Give back every line exactly as it appears, pictures excluded.
====== Data excerpt
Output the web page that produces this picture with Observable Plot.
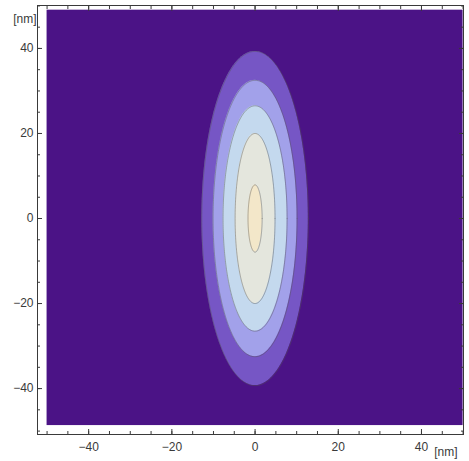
<!DOCTYPE html>
<html>
<head>
<meta charset="utf-8">
<script src="https://cdn.jsdelivr.net/npm/d3@7"></script>
<script src="https://cdn.jsdelivr.net/npm/@observablehq/plot@0.6"></script>
<style>
  html, body { margin: 0; padding: 0; background: #fff; }
  #chart svg { display: block; }
</style>
</head>
<body>
<div id="chart"></div>
<script>
// Data (units: nm)
const xTicks = [-40, -20, 0, 20, 40];
const yTicks = [-40, -20, 0, 20, 40];
const minorTicks = [-50, -45, -40, -35, -30, -25, -20, -15, -10, -5, 0, 5, 10, 15, 20, 25, 30, 35, 40, 45, 50];
const majorTicks = [-40, -20, 0, 20, 40];
const fieldX = [-50, 50];
const fieldY = [-48.7, 49];
// contour levels, outermost to innermost: semi-axes of each closed contour
const contourLevels = [1, 2, 3, 4, 5];
const contourHalfWidth = [12.8, 10.1, 7.7, 4.8, 1.7];
const contourHalfHeight = [39.3, 32.5, 26.5, 20.0, 7.9];
const backgroundColor = "#4B1386";
const contourColors = ["#7656C5", "#A2A1EA", "#C4D9EE", "#E4E6DD", "#F3E7C9"];

const N = 180;
function ellipseArea(a, b) {
  const pts = [];
  for (let i = 0; i <= N; i++) {
    const t = Math.PI * i / N;
    pts.push({x: a * Math.cos(t), y1: -b * Math.sin(t), y2: b * Math.sin(t)});
  }
  return pts;
}
function ellipseLine(a, b) {
  const pts = [];
  for (let i = 0; i <= 2 * N; i++) {
    const t = Math.PI * i / N;
    pts.push({x: a * Math.cos(t), y: b * Math.sin(t)});
  }
  return pts;
}

const fmt = d => d < 0 ? "\u2212" + (-d) : String(d);
const ink = "#3a3a3a";
const font = "'Liberation Sans', Arial, sans-serif";

const marks = [
  Plot.rect([{x1: fieldX[0], x2: fieldX[1], y1: fieldY[0], y2: fieldY[1]}],
    {x1: "x1", x2: "x2", y1: "y1", y2: "y2", fill: backgroundColor})
];
contourLevels.forEach((lvl, i) => {
  marks.push(Plot.areaY(ellipseArea(contourHalfWidth[i], contourHalfHeight[i]),
    {x: "x", y1: "y1", y2: "y2", fill: contourColors[i]}));
  marks.push(Plot.line(ellipseLine(contourHalfWidth[i], contourHalfHeight[i]),
    {x: "x", y: "y", stroke: "#555", strokeOpacity: 0.45, strokeWidth: 1}));
});

// ticks (inward) on all four sides
for (const anchor of ["bottom", "top"]) {
  marks.push(Plot.axisX(minorTicks, {anchor, tickSize: -3, tickFormat: () => "", stroke: ink}));
  marks.push(Plot.axisX(majorTicks, {anchor, tickSize: -5, tickFormat: () => "", stroke: ink}));
}
for (const anchor of ["left", "right"]) {
  marks.push(Plot.axisY(minorTicks, {anchor, tickSize: -3, tickFormat: () => "", stroke: ink}));
  marks.push(Plot.axisY(majorTicks, {anchor, tickSize: -5, tickFormat: () => "", stroke: ink}));
}
// labels
marks.push(Plot.axisX(xTicks, {anchor: "bottom", tickSize: 0, tickPadding: 8, tickFormat: fmt, fontSize: 12, fill: ink}));
marks.push(Plot.axisY(yTicks, {anchor: "left", tickSize: 0, tickPadding: 4, tickFormat: fmt, fontSize: 12, fill: ink}));
marks.push(Plot.frame({stroke: ink}));
marks.push(Plot.text(["[nm]"], {frameAnchor: "top-left", text: d => d, textAnchor: "end", lineAnchor: "middle", dx: -1, dy: 14, fontSize: 12, fill: ink}));
marks.push(Plot.text(["[nm]"], {frameAnchor: "bottom-right", text: d => d, textAnchor: "end", lineAnchor: "middle", dx: -6, dy: 18, fontSize: 12, fill: ink}));

const chart = Plot.plot({
  width: 469,
  height: 461,
  marginLeft: 37,
  marginRight: 6,
  marginTop: 5,
  marginBottom: 27,
  style: {fontFamily: font, background: "#fff"},
  x: {domain: [-52.3, 50.1], axis: null},
  y: {domain: [-50.8, 50.1], axis: null},
  marks
});
document.getElementById("chart").appendChild(chart);
</script>
</body>
</html>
============
#### [Answer to this task]
Output the web page that produces this picture with Observable Plot.
<!DOCTYPE html>
<html>
<head>
<meta charset="utf-8">
<script src="https://cdn.jsdelivr.net/npm/d3@7"></script>
<script src="https://cdn.jsdelivr.net/npm/@observablehq/plot@0.6"></script>
<style>
  html, body { margin: 0; padding: 0; background: #fff; }
  #chart svg { display: block; }
</style>
</head>
<body>
<div id="chart"></div>
<script>
// Data (units: nm)
const xTicks = [-40, -20, 0, 20, 40];
const yTicks = [-40, -20, 0, 20, 40];
const minorTicks = [-50, -45, -40, -35, -30, -25, -20, -15, -10, -5, 0, 5, 10, 15, 20, 25, 30, 35, 40, 45, 50];
const majorTicks = [-40, -20, 0, 20, 40];
const fieldX = [-50, 50];
const fieldY = [-48.7, 49];
// contour levels, outermost to innermost: semi-axes of each closed contour
const contourLevels = [1, 2, 3, 4, 5];
const contourHalfWidth = [12.8, 10.1, 7.7, 4.8, 1.7];
const contourHalfHeight = [39.3, 32.5, 26.5, 20.0, 7.9];
const backgroundColor = "#4B1386";
const contourColors = ["#7656C5", "#A2A1EA", "#C4D9EE", "#E4E6DD", "#F3E7C9"];

const N = 180;
function ellipseArea(a, b) {
  const pts = [];
  for (let i = 0; i <= N; i++) {
    const t = Math.PI * i / N;
    pts.push({x: a * Math.cos(t), y1: -b * Math.sin(t), y2: b * Math.sin(t)});
  }
  return pts;
}
function ellipseLine(a, b) {
  const pts = [];
  for (let i = 0; i <= 2 * N; i++) {
    const t = Math.PI * i / N;
    pts.push({x: a * Math.cos(t), y: b * Math.sin(t)});
  }
  return pts;
}

const fmt = d => d < 0 ? "\u2212" + (-d) : String(d);
const ink = "#3a3a3a";
const font = "'Liberation Sans', Arial, sans-serif";

const marks = [
  Plot.rect([{x1: fieldX[0], x2: fieldX[1], y1: fieldY[0], y2: fieldY[1]}],
    {x1: "x1", x2: "x2", y1: "y1", y2: "y2", fill: backgroundColor})
];
contourLevels.forEach((lvl, i) => {
  marks.push(Plot.areaY(ellipseArea(contourHalfWidth[i], contourHalfHeight[i]),
    {x: "x", y1: "y1", y2: "y2", fill: contourColors[i]}));
  marks.push(Plot.line(ellipseLine(contourHalfWidth[i], contourHalfHeight[i]),
    {x: "x", y: "y", stroke: "#555", strokeOpacity: 0.45, strokeWidth: 1}));
});

// ticks (inward) on all four sides
for (const anchor of ["bottom", "top"]) {
  marks.push(Plot.axisX(minorTicks, {anchor, tickSize: -3, tickFormat: () => "", stroke: ink}));
  marks.push(Plot.axisX(majorTicks, {anchor, tickSize: -5, tickFormat: () => "", stroke: ink}));
}
for (const anchor of ["left", "right"]) {
  marks.push(Plot.axisY(minorTicks, {anchor, tickSize: -3, tickFormat: () => "", stroke: ink}));
  marks.push(Plot.axisY(majorTicks, {anchor, tickSize: -5, tickFormat: () => "", stroke: ink}));
}
// labels
marks.push(Plot.axisX(xTicks, {anchor: "bottom", tickSize: 0, tickPadding: 8, tickFormat: fmt, fontSize: 12, fill: ink}));
marks.push(Plot.axisY(yTicks, {anchor: "left", tickSize: 0, tickPadding: 4, tickFormat: fmt, fontSize: 12, fill: ink}));
marks.push(Plot.frame({stroke: ink}));
marks.push(Plot.text(["[nm]"], {frameAnchor: "top-left", text: d => d, textAnchor: "end", lineAnchor: "middle", dx: -1, dy: 14, fontSize: 12, fill: ink}));
marks.push(Plot.text(["[nm]"], {frameAnchor: "bottom-right", text: d => d, textAnchor: "end", lineAnchor: "middle", dx: -6, dy: 18, fontSize: 12, fill: ink}));

const chart = Plot.plot({
  width: 469,
  height: 461,
  marginLeft: 37,
  marginRight: 6,
  marginTop: 5,
  marginBottom: 27,
  style: {fontFamily: font, background: "#fff"},
  x: {domain: [-52.3, 50.1], axis: null},
  y: {domain: [-50.8, 50.1], axis: null},
  marks
});
document.getElementById("chart").appendChild(chart);
</script>
</body>
</html>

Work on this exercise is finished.